O’Neill also said renewed efforts would be made to ensure that leading professional sides in the British Isles and France released foreign imports to their national sides in good time for the tournament. (Last autumn, as highlighted in this newspaper, Fiji travelled to Europe with a severely weakened squad after some leading players made themselves unavailable, allegedly under pressure from the clubs paying their wages). “There is a regulation in place and we can’t allow it to be a toothless tiger,” the Australian said. “Player release is fundamental.”

While the Millennium Stadium in Cardiff will stage eight fixtures including two quarter-finals, there will be no obvious leg-up for Wales, who must face both England and Australia at Twickenham. Initially, the Six Nations champions thought they might take on the Wallabies in their own backyard, but fierce resistance from the Australian hierarchy put paid to that idea.

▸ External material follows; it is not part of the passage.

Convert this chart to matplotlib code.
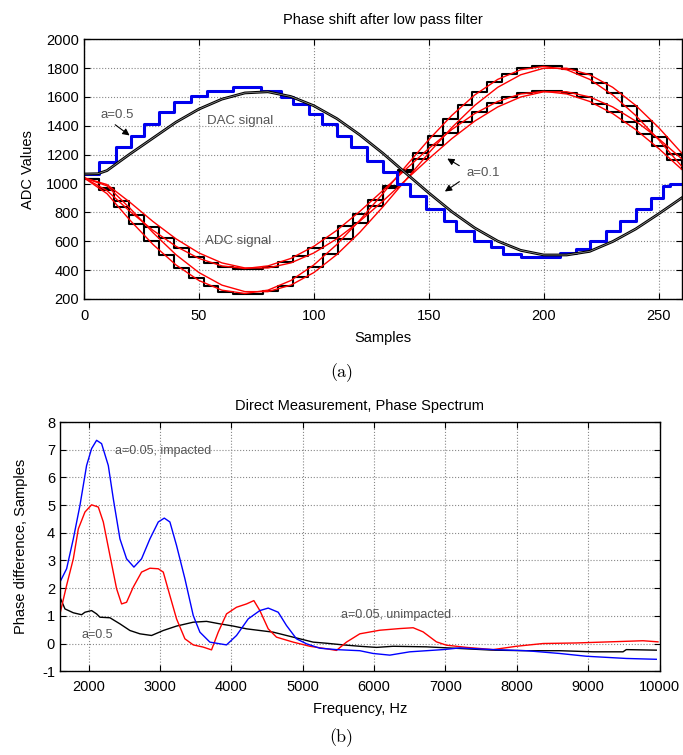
import numpy as np
import matplotlib
matplotlib.use("Agg")
import matplotlib.pyplot as plt

plt.rcParams['font.family'] = ['Liberation Sans', 'DejaVu Sans']
plt.rcParams['axes.unicode_minus'] = False

# ---------------- (a) phase shift after low pass filter ----------------
# DAC output, sample & hold staircase (blue)
blue_x = [0, 6.5, 14, 20.5, 26, 32.5, 39, 46.5, 53.5, 65, 77, 85.5, 91, 98, 103.5, 110,
          116, 123, 130, 136, 142, 149, 156.5, 162, 169.5, 177, 182.5, 190, 207, 214,
          220, 227, 233, 240, 246.5, 252, 255, 260]
blue_v = [1066, 1150, 1250, 1331, 1412, 1493, 1562, 1608, 1643, 1666, 1643, 1597, 1550,
          1481, 1412, 1331, 1250, 1158, 1077, 996, 915, 823, 742, 673, 604, 558, 512,
          489, 520, 543, 604, 673, 742, 823, 903, 984, 1000, 1000]

# DAC signal, smooth (black)
dac_x = [0, 6, 10, 20, 30, 40, 50, 60, 70, 80, 90, 100, 110, 120, 130, 140, 150, 160,
         170, 180, 190, 200, 210, 220, 230, 240, 250, 260]
dac_v = [1066, 1068, 1090, 1205, 1315, 1425, 1516, 1585, 1628, 1636, 1603, 1539, 1450,
         1337, 1210, 1072, 935, 805, 692, 601, 537, 505, 505, 530, 598, 685, 790, 900]

# ADC readings, staircase (black), two amplitudes
adc_x = [0, 6.5, 13, 19.5, 26, 32.5, 39, 45.5, 52, 58.5, 65, 71.5, 78, 84.5, 91, 97.5,
         104, 110.5, 117, 123.5, 130, 136.5, 143, 149.5, 156, 162.5, 169, 175.5, 182,
         188.5, 195, 201.5, 208, 214.5, 221, 227.5, 234, 240.5, 247, 253.5, 260]
adc_big = [1030, 957, 835, 717, 605, 505, 418, 344, 289, 251, 232, 233, 253, 292, 350,
           424, 512, 614, 725, 844, 968, 1093, 1215, 1333, 1445, 1545, 1632, 1706, 1761,
           1799, 1818, 1818, 1797, 1758, 1700, 1626, 1538, 1436, 1325, 1206, 1100]
adc_small = [1030, 972, 877, 784, 698, 620, 551, 494, 451, 421, 407, 407, 423, 453, 499,
             556, 625, 704, 791, 884, 980, 1078, 1173, 1266, 1352, 1430, 1499, 1556,
             1599, 1629, 1643, 1643, 1627, 1597, 1551, 1494, 1425, 1346, 1259, 1166, 1100]

# low pass filtered ADC readings (red)
lp_x = [0, 10, 20, 30, 40, 50, 60, 70, 80, 90, 100, 110, 120, 130, 140, 150, 160, 170,
        180, 190, 200, 210, 220, 230, 240, 250, 260]
lp_big_05 = [1040, 930, 746, 578, 436, 328, 261, 238, 261, 328, 436, 578, 746, 930, 1120,
             1304, 1472, 1614, 1722, 1789, 1812, 1789, 1722, 1614, 1472, 1304, 1120]
lp_small_05 = [1040, 951, 807, 676, 565, 481, 429, 411, 429, 481, 565, 676, 807, 951,
               1099, 1243, 1374, 1485, 1569, 1621, 1639, 1621, 1569, 1485, 1374, 1243, 1099]
lp_big_01 = [1040, 984, 829, 660, 507, 383, 296, 251, 251, 296, 383, 508, 662, 838, 1025,
             1212, 1388, 1542, 1667, 1754, 1799, 1799, 1754, 1667, 1542, 1388, 1212]
lp_small_01 = [1040, 993, 870, 737, 617, 519, 450, 415, 415, 450, 519, 617, 739, 878,
               1025, 1172, 1311, 1433, 1531, 1600, 1636, 1636, 1600, 1531, 1433, 1311, 1172]

# ---------------- (b) phase spectrum ----------------
blue_f = [1600, 1693, 1787, 1880, 1973, 2043, 2113, 2183, 2277, 2347, 2440, 2533, 2636,
          2743, 2860, 2977, 3061, 3140, 3233, 3350, 3467, 3560, 3700, 3933, 4073, 4237,
          4400, 4517, 4657, 4773, 4913, 5053, 5240, 5473, 5800, 5987, 6220, 6500, 6967,
          7200, 7667, 8133, 8600, 8973, 9533, 9953]
blue_p = [2.22, 2.70, 3.78, 4.99, 6.43, 7.04, 7.34, 7.22, 6.43, 5.23, 3.78, 3.06, 2.76,
          3.06, 3.78, 4.39, 4.53, 4.39, 3.54, 2.34, 1.01, 0.41, 0.05, -0.05, 0.29, 0.89,
          1.19, 1.28, 1.13, 0.65, 0.17, -0.01, -0.17, -0.22, -0.26, -0.36, -0.42, -0.30,
          -0.22, -0.16, -0.22, -0.26, -0.36, -0.46, -0.54, -0.57]

red_f = [1600, 1693, 1787, 1857, 1950, 2043, 2137, 2207, 2300, 2393, 2463, 2533, 2627,
         2743, 2860, 2977, 3047, 3140, 3233, 3350, 3467, 3607, 3723, 3817, 3933, 4073,
         4213, 4316, 4400, 4517, 4633, 4867, 5100, 5333, 5473, 5613, 5800, 6080, 6360,
         6547, 6687, 6873, 7013, 7293, 7667, 7993, 8367, 8833, 9300, 9767, 9977]
red_p = [1.07, 2.10, 3.06, 4.14, 4.75, 5.01, 4.93, 4.39, 3.18, 1.98, 1.43, 1.49, 2.04,
         2.58, 2.72, 2.70, 2.58, 1.73, 0.89, 0.17, -0.05, -0.13, -0.23, 0.41, 1.07, 1.31,
         1.43, 1.55, 1.19, 0.53, 0.23, 0.05, -0.10, -0.19, -0.25, 0.05, 0.35, 0.48, 0.54,
         0.57, 0.42, 0.06, -0.06, -0.14, -0.22, -0.10, 0.00, 0.02, 0.06, 0.10, 0.06]

black_f = [1600, 1670, 1787, 1903, 1950, 2043, 2113, 2160, 2300, 2440, 2580, 2720, 2883,
           3047, 3233, 3467, 3653, 3840, 4027, 4213, 4400, 4587, 4773, 4960, 5147, 5333,
           5567, 5800, 6033, 6267, 6733, 7200, 7667, 8133, 8600, 9067, 9487, 9533, 9953]
black_p = [1.67, 1.25, 1.11, 1.04, 1.13, 1.19, 1.07, 0.95, 0.93, 0.71, 0.47, 0.35, 0.29,
           0.47, 0.63, 0.77, 0.80, 0.71, 0.63, 0.53, 0.47, 0.41, 0.29, 0.17, 0.05, 0.01,
           -0.05, -0.10, -0.14, -0.10, -0.12, -0.18, -0.24, -0.26, -0.26, -0.30, -0.30,
           -0.22, -0.24]

txt_gray = '#555555'


def style_axes(ax):
    ax.grid(True, linestyle=':', color='#888888', linewidth=0.8)
    ax.tick_params(direction='in', top=True, right=True, length=4, labelsize=10.5)
    for sp in ax.spines.values():
        sp.set_linewidth(1.0)


fig = plt.figure(figsize=(6.83, 7.55), dpi=100)

# ---- top panel
ax1 = fig.add_axes([0.123, 0.604, 0.875, 0.344])
ax1.step(adc_x, adc_big, where='post', color='black', lw=1.5)
ax1.step(adc_x, adc_small, where='post', color='black', lw=1.5)
ax1.plot(lp_x, lp_big_05, color='red', lw=1.0)
ax1.plot(lp_x, lp_small_05, color='red', lw=1.0)
ax1.plot(lp_x, lp_big_01, color='red', lw=1.0)
ax1.plot(lp_x, lp_small_01, color='red', lw=1.0)
ax1.step(blue_x, blue_v, where='post', color='#0000ee', lw=2.2)
ax1.plot(dac_x, dac_v, color='black', lw=2.0)
ax1.plot(dac_x, dac_v, color='#999999', lw=0.5)

ax1.set_xlim(0, 260)
ax1.set_ylim(200, 2000)
ax1.set_xticks([0, 50, 100, 150, 200, 250])
ax1.set_yticks(np.arange(200, 2001, 200))
style_axes(ax1)
ax1.tick_params(axis='x', pad=7)
ax1.set_xlabel('Samples', fontsize=10.5, labelpad=6)
ax1.set_ylabel('ADC Values', fontsize=10.5, labelpad=8)
ax1.set_title('Phase shift after low pass filter', fontsize=10.5, pad=11)

arrow = dict(arrowstyle='-|>', color='black', lw=0.8, mutation_scale=10)
ax1.annotate('', xy=(20.8, 1322), xytext=(12.6, 1419), arrowprops=arrow)
ax1.text(7, 1474, 'a=0.5', fontsize=9.5, color=txt_gray, va='center')
ax1.text(53.5, 1433, 'DAC signal', fontsize=9.5, color=txt_gray, va='center')
ax1.text(52.6, 602, 'ADC signal', fontsize=9.5, color=txt_gray, va='center')
ax1.annotate('', xy=(157, 1183), xytext=(164.3, 1114), arrowprops=arrow)
ax1.annotate('', xy=(156, 934), xytext=(164.3, 1024), arrowprops=arrow)
ax1.text(166.5, 1073, 'a=0.1', fontsize=9.5, color=txt_gray, va='center')

fig.text(0.5, 1 - 373 / 755, '(a)', fontsize=13, family='cmr10',
         ha='center', va='center')

# ---- bottom panel
ax2 = fig.add_axes([0.0878, 0.111, 0.878, 0.33])
ax2.plot(black_f, black_p, color='black', lw=1.0)
ax2.plot(red_f, red_p, color='red', lw=1.0)
ax2.plot(blue_f, blue_p, color='blue', lw=1.0)
ax2.set_xlim(1600, 10000)
ax2.set_ylim(-1, 8)
ax2.set_xticks(np.arange(2000, 10001, 1000))
ax2.set_yticks(np.arange(-1, 9, 1))
style_axes(ax2)
ax2.tick_params(axis='x', pad=6)
ax2.set_xlabel('Frequency, Hz', fontsize=10.5, labelpad=6)
ax2.set_ylabel('Phase difference, Samples', fontsize=10.5, labelpad=10)
ax2.set_title('Direct Measurement, Phase Spectrum', fontsize=10.5, pad=9)
ax2.text(2370, 6.95, 'a=0.05, impacted', fontsize=9, color=txt_gray, va='center')
ax2.text(1903, 0.30, 'a=0.5', fontsize=9, color=txt_gray, va='center')
ax2.text(5534, 1.02, 'a=0.05, unimpacted', fontsize=9, color=txt_gray, va='center')

fig.text(0.5, 1 - 738 / 755, '(b)', fontsize=13, family='cmr10',
         ha='center', va='center')

fig.savefig('out.png', dpi=100)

Assuming the Millennium Stadium plays its part in driving business – it will boast a raft of eye-catching games, including a potentially decisive contest between France and Ireland – the bean counters badly need England to show strongly. They are already biting their nails. Should the hosts finish second in their group, which would be no mean performance, their way to the final will probably be blocked by South Africa, and then New Zealand.

At least they will face Wales, their recent conquerors, on the old cabbage patch in south-west London. “None of us sat there and enjoyed watching what happened in Cardiff,” said the Rugby Football Union chief executive, Ian Ritchie, referring to the extremely damaging 30-3 defeat in March. “But the World Cup is a unique opportunity for us and we will give every support to the national team. We know where we need to go and what we must do to get there.”